Analysts once believed that this would be the year that Youku finally turns the corner of profitability, but that target has been pushed out to 2015.

Youku and Tudou joined forces two summers ago. The combination made it China's biggest player in online video. Investors cheered the merger, feeling that it wouldn't take long before the synergies kick in to create a profit-generating beast. It hasn't happened. Ad rates still aren't high enough. Bandwidth costs and licensing rights still aren't cheap enough.
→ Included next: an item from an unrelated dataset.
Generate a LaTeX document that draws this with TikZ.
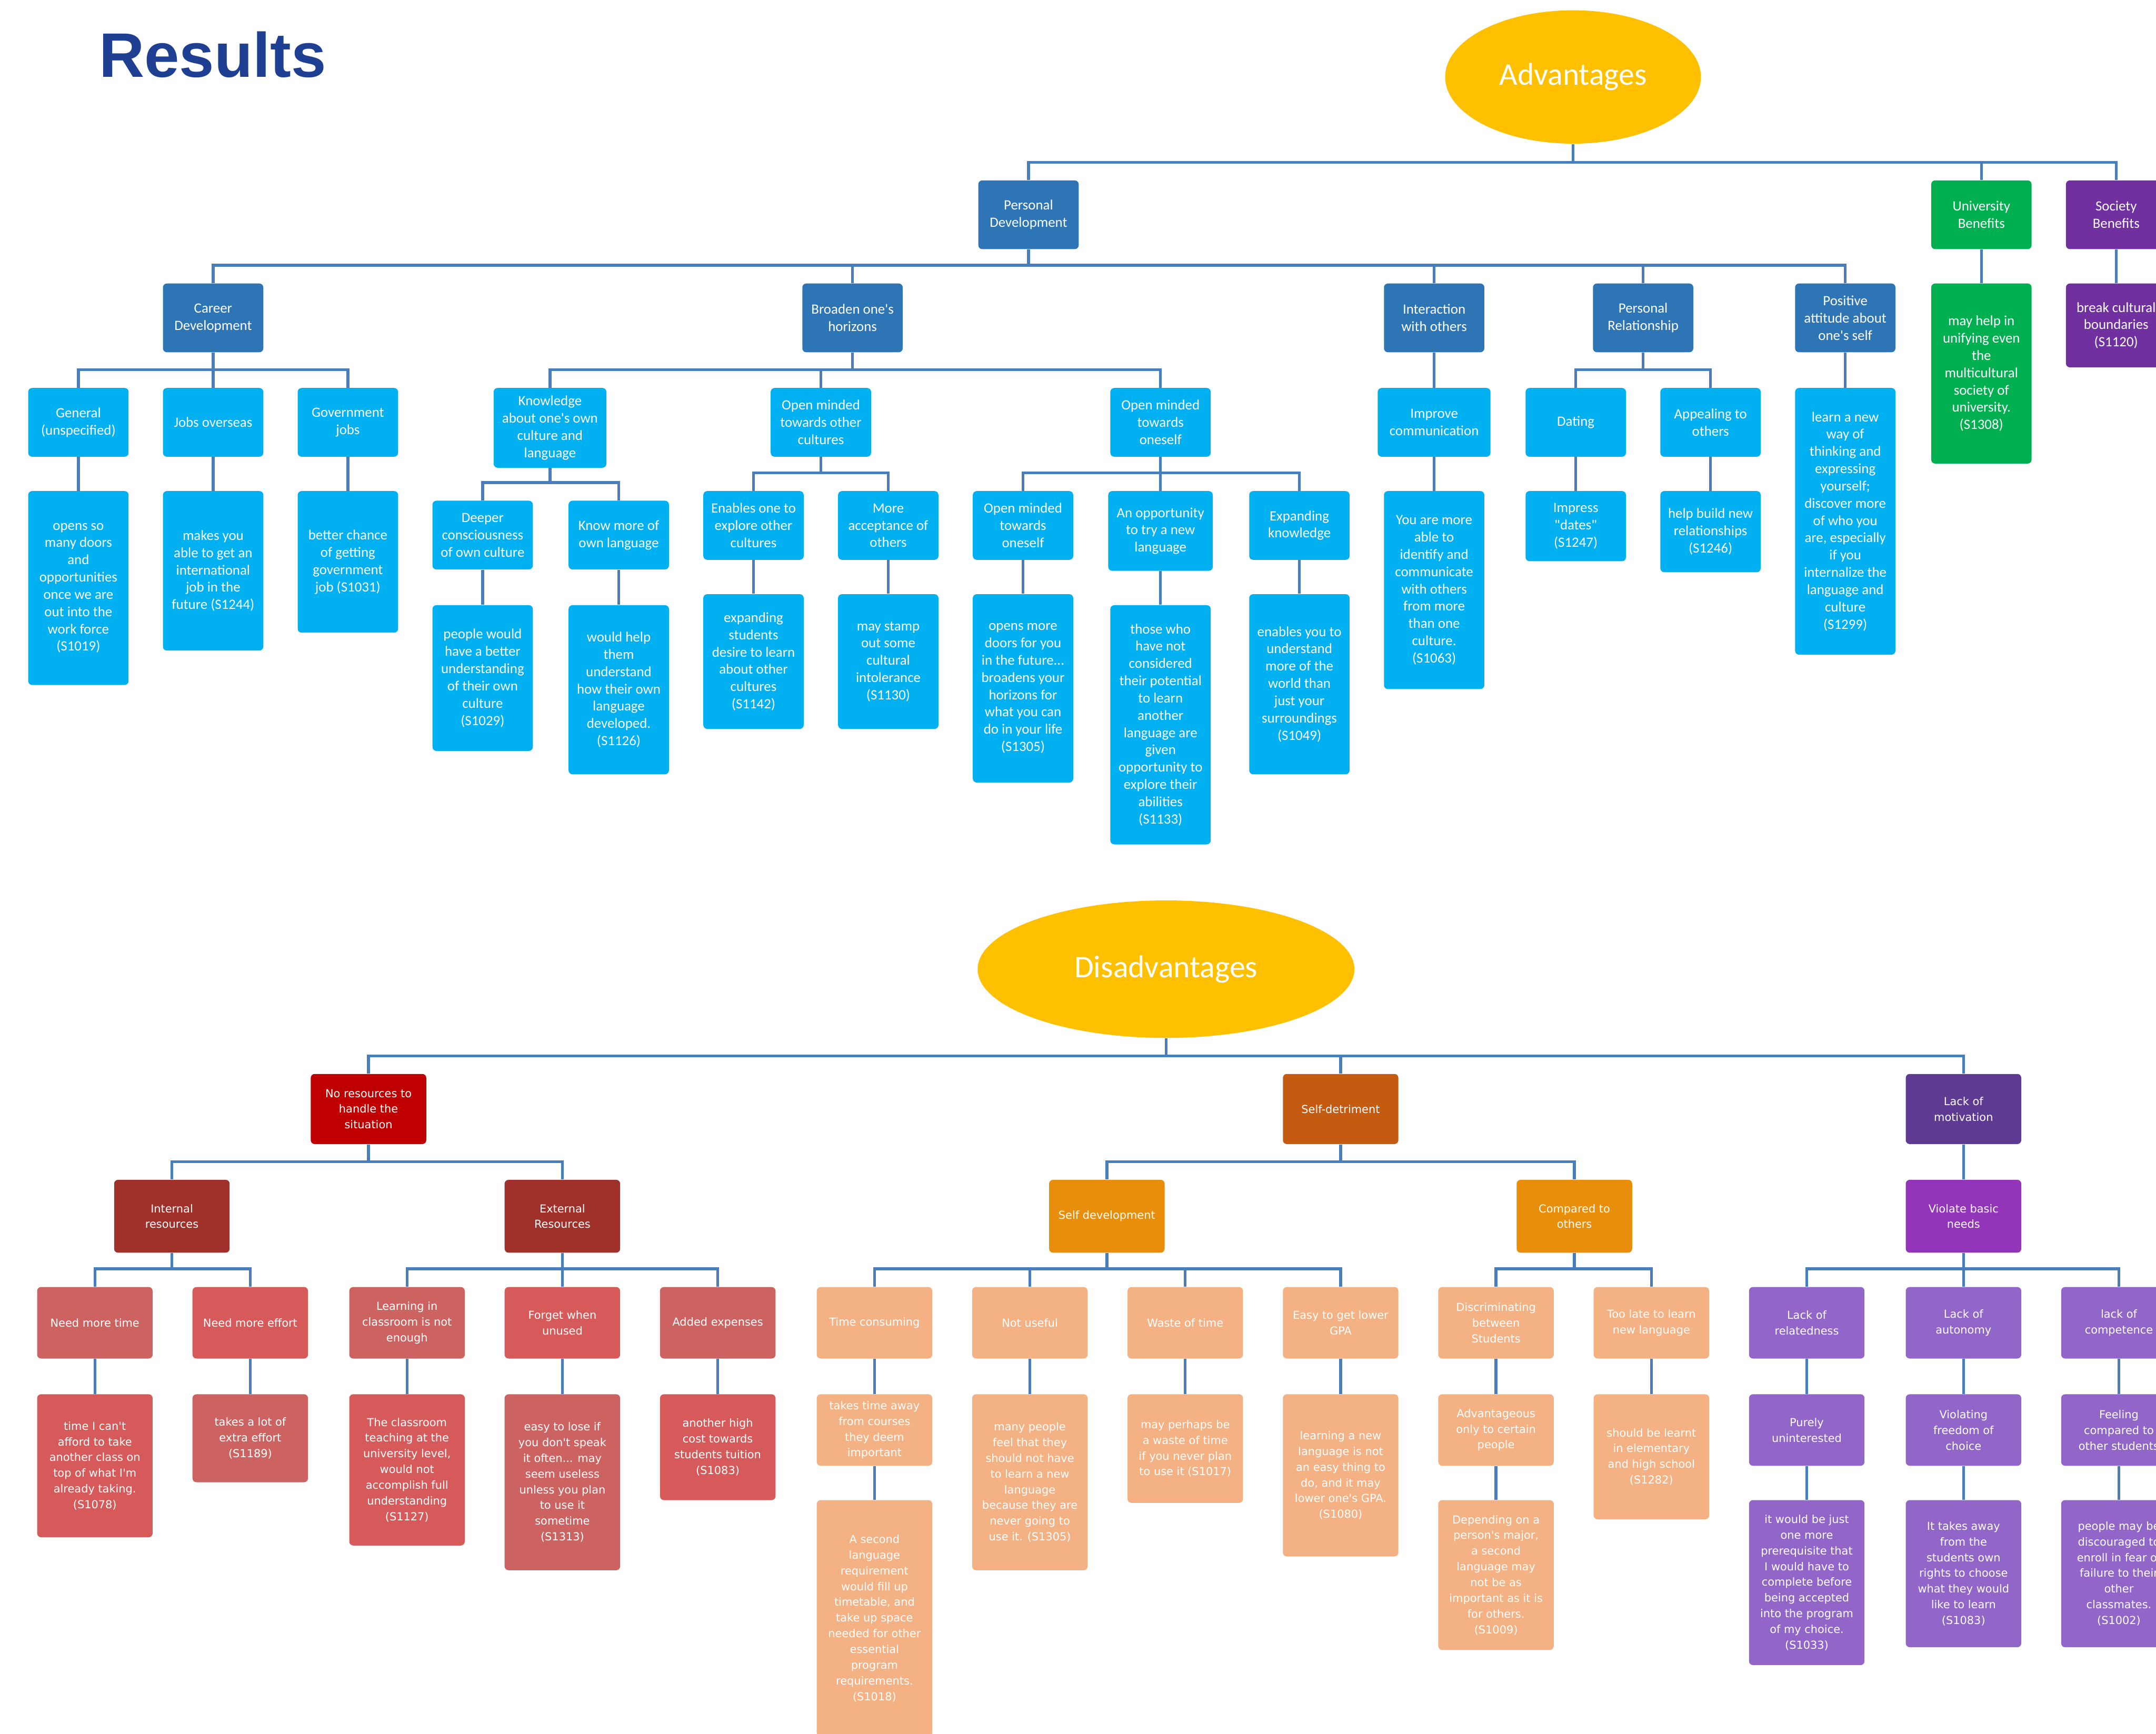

Despite the crummy margins, the wild streaming video market attracted China's leading search engine into the fold. Baidu (BIDU 0.98%) moved to combine its majority stake in iQiyi with an outright purchase of PPS.tv in a $370 million transaction

It's now open to debate as to whether Youku or Baidu is the top dog in China. A report earlier this year out of Chinese traffic tracker iResearch would put Baidu in the lead -- drawing 94 million active users in March to Youku's 83.5 million unique users -- but that doesn't dive deep enough on engagement and the actual generation of revenue where Youku would seem to have the upper and more experienced hand.

Baidu is paying the price for following Youku into this growing yet low-margin niche. The search giant's profitability isn't growing as quickly as its top line, and clearly it's Baidu's push into online video and mobile apps that's eating away at net margins. However, if we believe at the end of the day that it's all incremental -- and that it's no accident that the world's largest search engine happens to own YouTube -- then it's hard to fault Baidu and Youku trying to take advantage of consolidation in this still fragmented market.

It would be great if Youku offered up a timeline for eventual profitability tomorrow, but for now investors will have to settle for raw top-line growth.